I've just done a film soundtrack [for "La Vie D'artiste"], and that was weird, going to a proper cinema in Paris [for the premiere]; it was a bit nerve-wracking, really. It's now or never: You're not listening to music in your studio or in a little room where you're editing. You don't really know how it's going to go — it could be awful, it could be, like, totally jarring or something; you have to sit with all these other people in a proper place, like a cinema ... the titles come up and you start to hear the music and it's freaky. I can't really explain it.
Occasionally we've had music in an advert or a TV series or to announce a football match coming up or something, and that's kinda weird, but nothing compared to a big film.
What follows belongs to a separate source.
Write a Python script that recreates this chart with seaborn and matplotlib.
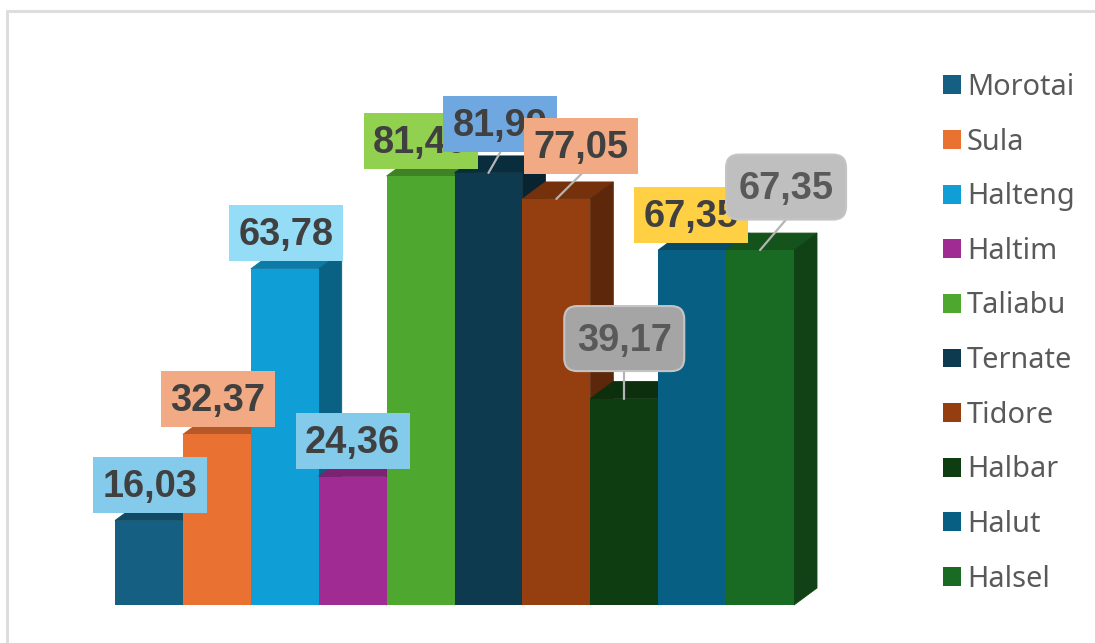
import matplotlib
matplotlib.use('Agg')
import pandas as pd
import matplotlib.pyplot as plt
import seaborn as sns
from matplotlib.colors import to_rgb
from matplotlib.lines import Line2D
from matplotlib.patches import FancyBboxPatch, Patch, Polygon
from matplotlib.transforms import IdentityTransform

# data
wilayah = ['Morotai', 'Sula', 'Halteng', 'Haltim', 'Taliabu',
           'Ternate', 'Tidore', 'Halbar', 'Halut', 'Halsel']
nilai = [16.03, 32.37, 63.78, 24.36, 81.40, 81.99, 77.05, 39.17, 67.35, 67.35]
warna = ['#156082', '#E97132', '#0F9ED5', '#A02B93', '#4EA72E',
         '#0D3A4E', '#953F10', '#0F3D12', '#076084', '#196B24']

# label boxes
warna_label = ['#83CAEB', '#F2AA84', '#95DCF7', '#83CAEB', '#92D050',
               '#6FA8E0', '#F2AA84', '#A5A5A5', '#FFD044', '#BFBFBF']
warna_teks = ['#404040'] * 7 + ['#595959', '#404040', '#595959']
bulat = [False] * 7 + [True, False, True]
geser_x = [1, 1, 1, 0, 0, 12, 25, 0, -1, 26]       # px from bar top
geser_y = [35.5, 35.5, 36, 35.5, 35, 49, 53, 60, 35.5, 63]

LEBAR_PX, TINGGI_PX = 1095, 643
DALAM_X, DALAM_Y = 23, 17   # 3d depth in px


def gelap(warna_dasar, faktor):
    return tuple(c * faktor for c in to_rgb(warna_dasar))


sns.set_style('white')
plt.rcParams['font.family'] = ['Noto Sans', 'DejaVu Sans']

df = pd.DataFrame({'wilayah': wilayah, 'nilai': nilai})

fig = plt.figure(figsize=(LEBAR_PX / 100, TINGGI_PX / 100), dpi=100)
ax = fig.add_axes([115 / LEBAR_PX, 38 / TINGGI_PX, 679 / LEBAR_PX, 527 / TINGGI_PX])
sns.barplot(data=df, x='wilayah', y='nilai', hue='wilayah', palette=warna,
            width=1, dodge=False, saturation=1, legend=False, ax=ax)
ax.set_xlim(-0.5, 9.5)
ax.set_ylim(0, 100)
ax.axis('off')

dx = DALAM_X / 67.9
dy = DALAM_Y / 5.27
batang = sorted(ax.patches, key=lambda p: p.get_x())

# top and side faces, each next front face covers them
for i, (p, w) in enumerate(zip(batang, warna)):
    x0, x1, h = p.get_x(), p.get_x() + p.get_width(), p.get_height()
    p.set_zorder(3 + i + 0.5)
    p.set_edgecolor('none')
    warna_atas = gelap(w, 0.78)
    warna_sisi = gelap(w, 0.62)
    atas = Polygon([(x0, h), (x0 + dx, h + dy), (x1 + dx, h + dy), (x1, h)],
                   facecolor=warna_atas, edgecolor=warna_atas, lw=0.6, zorder=3 + i, clip_on=False)
    sisi = Polygon([(x1, 0), (x1 + dx, dy), (x1 + dx, h + dy), (x1, h)],
                   facecolor=warna_sisi, edgecolor=warna_sisi, lw=0.6, zorder=3 + i, clip_on=False)
    ax.add_patch(atas)
    ax.add_patch(sisi)

# value labels
piksel = IdentityTransform()
for i, p in enumerate(batang):
    ax_x, ax_y = ax.transData.transform((p.get_x() + p.get_width() / 2, p.get_height()))
    cx, cy = ax_x + geser_x[i], ax_y + geser_y[i]
    lebar, tinggi = (120, 65) if bulat[i] else (114, 56)
    if geser_y[i] > 40:
        fig.add_artist(Line2D([ax_x, cx], [ax_y, cy - tinggi / 2], color='#B4B4B4', lw=1.6,
                              transform=piksel, zorder=5))
    gaya = 'round,pad=0,rounding_size=13' if bulat[i] else 'square,pad=0'
    kotak = FancyBboxPatch((cx - lebar / 2, cy - tinggi / 2), lebar, tinggi, boxstyle=gaya,
                           facecolor=warna_label[i], linewidth=1.5,
                           edgecolor='#C4C4C4' if bulat[i] else 'none',
                           transform=piksel, zorder=6 + i)
    fig.add_artist(kotak)
    teks = f'{nilai[i]:.2f}'.replace('.', ',')
    fig.text(cx, cy + 2, teks, transform=piksel, ha='center', va='center_baseline',
             fontsize=27.4, fontweight='bold', family='Liberation Sans',
             color=warna_teks[i], zorder=6 + i + 0.5)

# legend
tangan = [Patch(facecolor=w, edgecolor='none', label=n) for w, n in zip(warna, wilayah)]
leg = fig.legend(handles=tangan, loc='upper left',
                 bbox_to_anchor=(943 / LEBAR_PX, 1 - 73 / TINGGI_PX), frameon=False,
                 fontsize=20.8, labelcolor='#595959', handlelength=0.63, handleheight=0.63,
                 handletextpad=0.2, labelspacing=0.887, borderpad=0, borderaxespad=0)

# frame of the chart area, only top and left show
for xs, ys in [([7, 7], [0, 632]), ([7, 1095], [632, 632])]:
    fig.add_artist(Line2D(xs, ys, color='#DDDDDD', lw=2.2, transform=piksel, zorder=1))

plt.savefig('out.png', dpi=100)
It's very strange.
» EXPRESS: What should fans expect next: Are there any plans to begin recording a new album anytime soon?
» GANE: I don't know; we did do another LP — the LP that came out, ["Chemical Chords"] is half of the tracks of the session, so the other half will also come out at some point, probably around another tour, I suppose. But nothing is definite. And after that, I don't know — we'll probably be touring up until the next summer; I don't like to do anything unless it's planned beforehand. ... It's going to be at least another 15 tracks — plenty enough for everyone.
» 9:30 Club, 815 V Street NW; with Atlas Sound and Chessie, Tue., Sept. 30, 7:30 p.m., $20; 202-265-0930. (U Street-Cardozo)
Written by Express contributor Roxana Hadadi
Photo by Sabrina Tabuchi













Addison Road
Saw them at the 9:30, great show. Not the melodic keyboard driven sound of the CD's, much more heavy feedback guitar and drum, but a lot of fun. So beautiful to see Laetitia dance to the music, I could really feel the music more watching her dance and seeing how she was feeling it. They are part of the soundtrack of my life, I'm happy to have finally seen them live.